Thornton Hough, Wirral

I am surprised at the shock and horror at the news that energy companies are making a profit out of their customers. Is that not the objective of a private-sector company? If we don't want Energy companies to make profits perhaps we should nationalise them.

John McKinley

Birmingham

Don't blame Churchill

Robert Fisk (15 October) wrote: "We all know about Gallipoli; hopelessly conceived mess, dreamed up by Churchill."

Well, no we don't, except for those who have fallen for the propaganda Fisk and his like put about – although they may be a majority. Churchill's plan was not only feasible but was working brilliantly until it was scuppered by a series of pusillanimous military blunders.

Fisk need only have referred to the judgement of Churchill's political opponent, Clement Attlee, who described the Dardanelles campaign of 1915 as "the only imaginative strategy of the war", adding, to Churchill: "I only wish that you had had full power to carry it to success."

And Attlee had some standing in this matter given that, as Major C R Attlee MC, he was the second-last man off the Gallipoli beaches after the blunderers had seized disaster from the jaws of victory.

Professor A J Pointon

University of Portsmouth

It should come as no surprise that more Arabs fought on the side of the Ottoman Turks in the First World War than on the side of the Allies, as Robert Fisk notes, when one remembers that more Irish Catholics and more Indians fought on the side of the British than for the opposition in both world wars.
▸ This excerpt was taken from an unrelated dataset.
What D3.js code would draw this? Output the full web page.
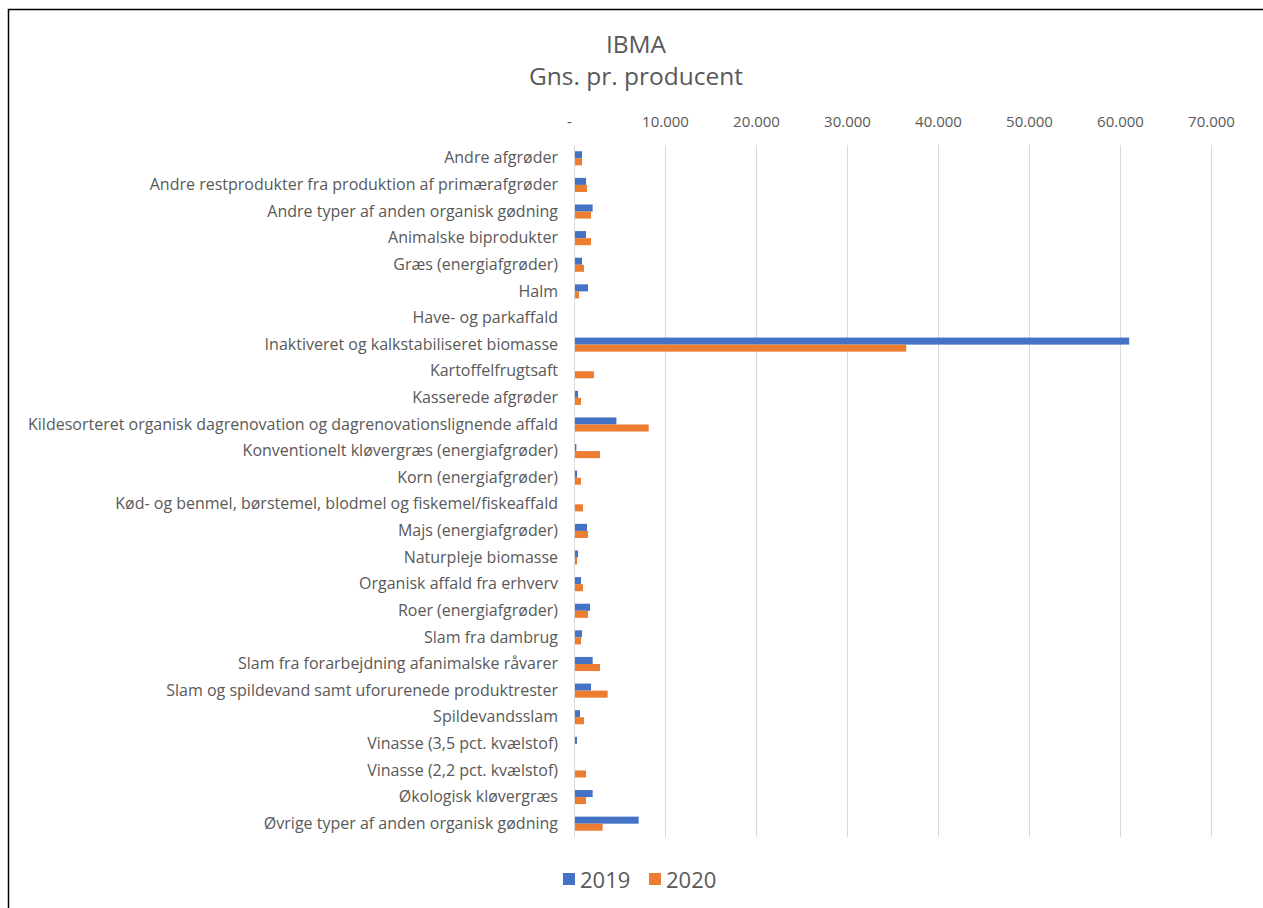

Could it be a case of "better the devil you know"?

David Burton

Wellington, Telford

No integrity at the top

It was with despair that I read that Surrey police knew that News of the World journalists were hacking Milly Dowler's mobile phone in 2002 and chose to do nothing about it (report, 14 October).

It seems that the old-fashioned notion of integrity has been abandoned, though one must now question whether it was ever present among senior public servants. Perhaps it has always been a pretence to keep us, the gullible public, in ignorance of the "you scratch my back, I'll scratch yours" conspiracy between the media, police, politicians and big business.

If Britain is broken, then it's broken at the top. If David Cameron wants to demonstrate leadership then let's see him deal with the cronyism that seems to be infecting public life.

Philip Maughan

Portree, Isle of Skye

Red card was fully justified

I fully support the move by the International Rugby Board to allow no tolerance of dangerous tackles. To lift a man up and then drop him from one metre or more on to his shoulders, neck or head is dangerous, and a red card should be shown without any question.

I am appalled that much comment in this paper and on TV has claimed that the red card in Saturday's World Cup match in some way spoiled the game, that it stopped Wales from winning. Would those commentators have preferred to see Clerc carried off on a stretcher, paralysed from the neck down and Wales the victors? Wales lost because their goal kickers were not accurate enough.

J Wright

Calne, Wiltshire

I read Alan Lewendon's letter praising the discipline of the Welsh rugby team (15 October) ten minutes before the Welsh captain was sent off for foul play. Oh dear. The Saturday papers were full of articles based on the assumption that Wales would win the match. Never count your chickens in case they come home to roost.

Andrew Belsey

Whitstable, Kent

Not that difficult

I can sympathise with Sarah Goldberg's view that some elderly patients are very difficult (letter, 17 October) and, knowing my own defects, I'm sure I'd feel very impatient with them – but even through my irritation I think I might connect uneaten meals with starvation.

Sara Neill

Tunbridge Wells, Kent

Cross reaction

Please correct your front-page howler in describing the crossbencher Lord Owen as a "Liberal Democrat peer" (13 October) before the Party suffers mass resignations.

Philip Goldenberg

Woking Surrey

Out of season

Mark Hix's recipes for asparagus (15 October) were excellent, but why not do these recipes during the British asparagus season? I refuse to buy vegetables from half way round the world.

Sue Thomas

Bowness on Windermere

Poor show, chaps

Not a single sportswoman is mentioned in your 24-page sport supplement (17 October). Is this a record? Almost certainly not.